Steve Ditko, o artista norte-americano, morto em junho de 2018, poucos meses antes de completar 91 anos, criou o Homem-Aranha em parceria com o editor e roteirista Stan Lee, em 1962. Mas, seu papel não ficou restrito ao desenho, tampouco ao herói que virou símbolo da Marvel Comics. Sua imaginação privilegiada deu vazão a uma série de características dos personagens da série, inclusive os vilões, nos 39 números que desenhou, até 1965. O mesmo talento que o levou a dar vida, sozinho, a criaturas intrigantes como Doutor Estranho; bizarros, como o Rastejante; radicais, como Questão; e polêmicos, como Rapina e Columba.
Mesmo autor de Stan Lee – O reinventor de super-herois e Jack Kirby: O criador de deuses, Guedes imprime ao livro uma narrativa detalhada, porém ágil, em que resgata desde a infância de Ditko na acanhada Johnstown, estado da Pensilvânia, até sua consagração como coautor Aranha.
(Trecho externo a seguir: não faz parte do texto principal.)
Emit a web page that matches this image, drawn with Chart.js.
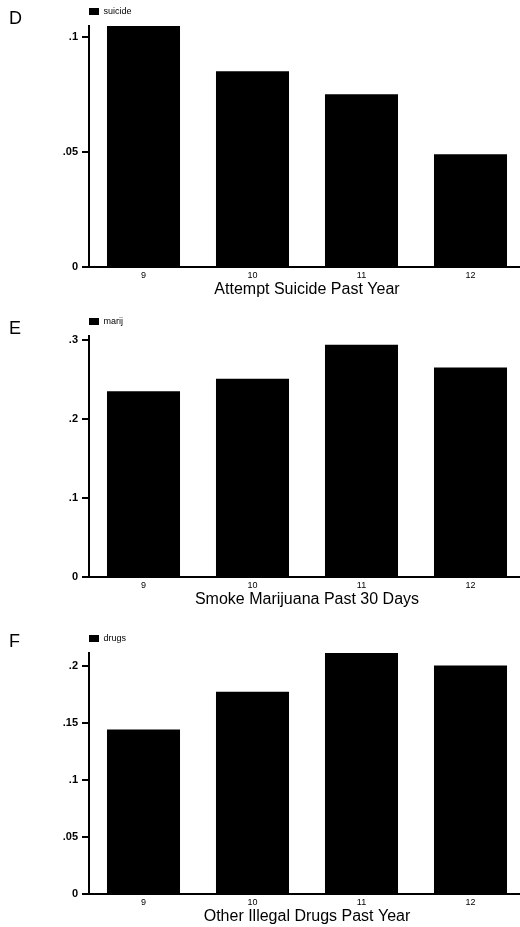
<!DOCTYPE html>
<html>
<head>
<meta charset="utf-8">
<script src="https://cdn.jsdelivr.net/npm/chart.js@4/dist/chart.umd.min.js"></script>
<style>
  html, body { margin: 0; padding: 0; background: #fff; overflow: hidden; }
  body { width: 520px; height: 927px; position: relative; }
  .panel { position: absolute; left: 0; width: 530px; height: 300px; }
  .letter { position: absolute; left: 9px; font: 18px "Liberation Sans", Arial, sans-serif; line-height: 18px; color: #000; }
  canvas { position: absolute; left: 0; top: 0; }
</style>
</head>
<body>
<div class="panel" style="top:0px">
  <canvas id="chart-d" width="530" height="300"></canvas>
  <div class="letter" style="top:9px">D</div>
</div>
<div class="panel" style="top:310px">
  <canvas id="chart-e" width="530" height="300"></canvas>
  <div class="letter" style="top:9px">E</div>
</div>
<div class="panel" style="top:627px">
  <canvas id="chart-f" width="530" height="300"></canvas>
  <div class="letter" style="top:5px">F</div>
</div>
<script>
const grades = ["9", "10", "11", "12"];

const suicide = [0.1047, 0.085, 0.075, 0.049];
const marij = [0.235, 0.251, 0.294, 0.265];
const drugs = [0.144, 0.177, 0.211, 0.200];

const suicideTicks = [0, 0.05, 0.1];
const marijTicks = [0, 0.1, 0.2, 0.3];
const drugsTicks = [0, 0.05, 0.1, 0.15, 0.2];

Chart.defaults.font.family = "'Liberation Sans', Arial, Helvetica, sans-serif";
Chart.defaults.color = "#000";

function formatTick(v) {
  // stata style: .05 instead of 0.05
  if (v === 0) return "0";
  return String(+v.toFixed(3)).replace(/^0\./, ".");
}

function buildPanel(canvasId, label, values, yTicks, yMax, title) {
  const ctx = document.getElementById(canvasId);
  return new Chart(ctx, {
    type: "bar",
    data: {
      labels: grades,
      datasets: [{
        label,
        data: values,
        backgroundColor: "#000",
        borderWidth: 0,
        barPercentage: 0.67,
        categoryPercentage: 1
      }]
    },
    options: {
      responsive: false,
      animation: false,
      layout: { padding: { top: 7, right: 5, bottom: 1, left: 0 } },
      plugins: {
        legend: {
          position: "top",
          align: "start",
          fullSize: false,
          labels: { boxWidth: 10, boxHeight: 7, padding: 0, font: { size: 9 }, color: "#000" }
        },
        tooltip: { enabled: false }
      },
      scales: {
        x: {
          grid: { display: false, drawTicks: false },
          border: { display: true, color: "#000", width: 2 },
          ticks: { padding: 3, font: { size: 9 }, color: "#000", maxRotation: 0 },
          title: { display: true, text: title, font: { size: 16 }, color: "#000", padding: 0 },
          afterFit: (s) => { s.height = 32; }
        },
        y: {
          min: 0,
          max: yMax,
          grid: { drawOnChartArea: false, drawTicks: true, tickLength: 7, color: "#000", lineWidth: 2 },
          border: { display: true, color: "#000", width: 2 },
          ticks: { padding: 4, font: { size: 11, weight: "bold" }, color: "#000", callback: formatTick },
          afterBuildTicks: (s) => { s.ticks = yTicks.map((v) => ({ value: v })); },
          afterFit: (s) => { s.width = 89; }
        }
      }
    }
  });
}

buildPanel("chart-d", "suicide", suicide, suicideTicks, 0.1047, "Attempt Suicide Past Year");
buildPanel("chart-e", "marij", marij, marijTicks, 0.305, "Smoke Marijuana Past 30 Days");
buildPanel("chart-f", "drugs", drugs, drugsTicks, 0.211, "Other Illegal Drugs Past Year");
</script>
</body>
</html>
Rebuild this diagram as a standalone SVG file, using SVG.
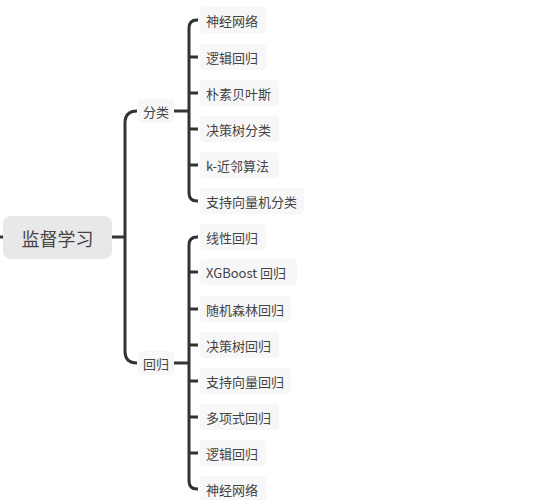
<svg xmlns="http://www.w3.org/2000/svg" width="534" height="500" viewBox="0 0 534 500">
<style>
.c{fill:none;stroke:#333;stroke-width:3;stroke-linecap:butt}
.lb{fill:#f7f7f7}
.t{font-family:"Noto Sans CJK SC","Microsoft YaHei",sans-serif;font-size:13px;fill:#444;dominant-baseline:central}
.rt{font-family:"Noto Sans CJK SC","Microsoft YaHei",sans-serif;font-size:18px;fill:#444;dominant-baseline:central;text-anchor:middle}
</style>
<rect width="534" height="500" fill="#fff"/>
<g id="connectors">
<path class="c" d="M0,237 H3"/>
<path class="c" d="M112,237 H125"/>
<path class="c" d="M137,111 Q125,111 125,123 V351 Q125,363 137,363"/>
<path class="c" d="M174,111 H189"/>
<path class="c" d="M198,20 H197 Q189,20 189,28 V193 Q189,201 197,201 H198"/>
<path class="c" d="M189,57 H198 M189,93 H198 M189,129 H198 M189,165 H198"/>
<path class="c" d="M174,363 H189"/>
<path class="c" d="M198,237 H197 Q189,237 189,245 V481 Q189,489 197,489 H198"/>
<path class="c" d="M189,272 H198 M189,309 H198 M189,345 H198 M189,381 H198 M189,417 H198 M189,453 H198"/>
</g>
<g id="root">
<rect x="3" y="216" width="109" height="43" rx="8" fill="#e8e8e8"/>
<text class="rt" x="57.5" y="237.5">监督学习</text>
</g>
<g id="n-fenlei">
<rect class="lb" x="138" y="99" width="36" height="24" rx="4"/>
<text class="t" x="143" y="111">分类</text>
</g>
<g id="n-huigui">
<rect class="lb" x="138" y="351" width="36" height="24" rx="4"/>
<text class="t" x="143" y="363">回归</text>
</g>
<g id="c1"><rect class="lb" x="200" y="7" width="66" height="26" rx="4"/><text class="t" x="206" y="20">神经网络</text></g>
<g id="c2"><rect class="lb" x="200" y="44" width="66" height="26" rx="4"/><text class="t" x="206" y="57">逻辑回归</text></g>
<g id="c3"><rect class="lb" x="200" y="80" width="79" height="26" rx="4"/><text class="t" x="206" y="93">朴素贝叶斯</text></g>
<g id="c4"><rect class="lb" x="200" y="116" width="79" height="26" rx="4"/><text class="t" x="206" y="129">决策树分类</text></g>
<g id="c5"><rect class="lb" x="200" y="152" width="79" height="26" rx="4"/><text class="t" x="206" y="165">k-近邻算法</text></g>
<g id="c6"><rect class="lb" x="200" y="188" width="104" height="26" rx="4"/><text class="t" x="206" y="201">支持向量机分类</text></g>
<g id="r1"><rect class="lb" x="200" y="224" width="66" height="26" rx="4"/><text class="t" x="206" y="237">线性回归</text></g>
<g id="r2"><rect class="lb" x="200" y="259" width="97" height="26" rx="4"/><text class="t" x="206" y="272">XGBoost 回归</text></g>
<g id="r3"><rect class="lb" x="200" y="296" width="91" height="26" rx="4"/><text class="t" x="206" y="309">随机森林回归</text></g>
<g id="r4"><rect class="lb" x="200" y="332" width="79" height="26" rx="4"/><text class="t" x="206" y="345">决策树回归</text></g>
<g id="r5"><rect class="lb" x="200" y="368" width="91" height="26" rx="4"/><text class="t" x="206" y="381">支持向量回归</text></g>
<g id="r6"><rect class="lb" x="200" y="404" width="79" height="26" rx="4"/><text class="t" x="206" y="417">多项式回归</text></g>
<g id="r7"><rect class="lb" x="200" y="440" width="66" height="26" rx="4"/><text class="t" x="206" y="453">逻辑回归</text></g>
<g id="r8"><rect class="lb" x="200" y="476" width="66" height="26" rx="4"/><text class="t" x="206" y="489">神经网络</text></g>
</svg>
Ele mostra a família pobre, as brincadeiras na rua, o serviço no exército americano, o tímido começo na área editorial em Nova York, e até mesmo o primeiro encontro com Stan Lee em uma escola de desenho.
Com certeza, o leitor irá se surpreender com as revelações da vida particular e da carreira dessa misteriosa e, ao mesmo tempo, fascinante personalidade da Arte Sequencial. O Incrível Steve Ditko apresenta uma enormidade de informações que não se vê em nenhuma publicação estrangeira, pois foram buscadas fora do âmbito das HQs.
Guedes esmiuça a personalidade e uma estranha filosofia que conduziu a vida do desenhista arredio e hermitão até seu ultimo suspiro. A partir de determinado momento de sua carreira, Ditko passou a escancarar suas ideias revolucionárias, muitas vezes classificadas como libertárias, nas páginas impressas. Principalmente nas publicações independentes, em que tinha completa autonomia.
Porém, para detectar com precisão suas intenções mais obscuras nos títulos das grandes editoras como Marvel, DC e Charlton Comics, Guedes teve de mergulhar em várias obras da filosofa russa Ayn Rand, propagadora da filosofia do Objetivismo, especialmente em livros como A Nascente (1943) e A Revolta de Atlas (1957), para descobrir verdadeiras “mensagens subliminares” nos trabalhos mais famosos de Ditko.
Adepto do Objetivismo de Rand desde os anos 1960, Ditko acabou por se transmutar, dali em diante, em bem mais que apenas um artista da indústria dos comics. Se tornou também um criador compulsivo, um filósofo espontâneo e um crítico implacável da sociedade moderna.
Desagradou muita gente da indústria dos quadrinhos. Rompeu com Stan Lee, oportunidades de trabalho foram perdidas e portas se fecharam para sempre. Amizades de longa data – como a que mantinha com o editor Dick Giordano – foram desmanteladas. Apesar de recluso, inacessível a entrevistas e pouco afeito à premiações e convenções de quadrinhos, Ditko jamais se furtou a defender seus rígidos, mas inteligentes pontos de vista.
O Incrível Steve Ditko revela ao público essa faceta praticamente desconhecida do biografado, de uma maneira sensível e reflexiva. Vem recheado de artes maravilhosas, e muitas até então inéditas em publicações brasileiras; com várias reproduções de originais do artista e fotos raras do biografado, em momentos distintos de sua vida.
A belíssima arte de capa foi realizada pelo cartunista Wander Antunes. Para completar, traz textos de Manoel de Souza (editor da revista Mundo dos Super-Heróis), Marcelo Naranjo (editor do site Universo HQ), Thiago Ferreira (apresentador do canal Comix Zone) e do editor do livro, Gonçalo Junior. Tudo isso, sob um arrojado design gráfico de André Hernandez, que garante um visual final impactante – digno dos quadrinhos de Steve Ditko.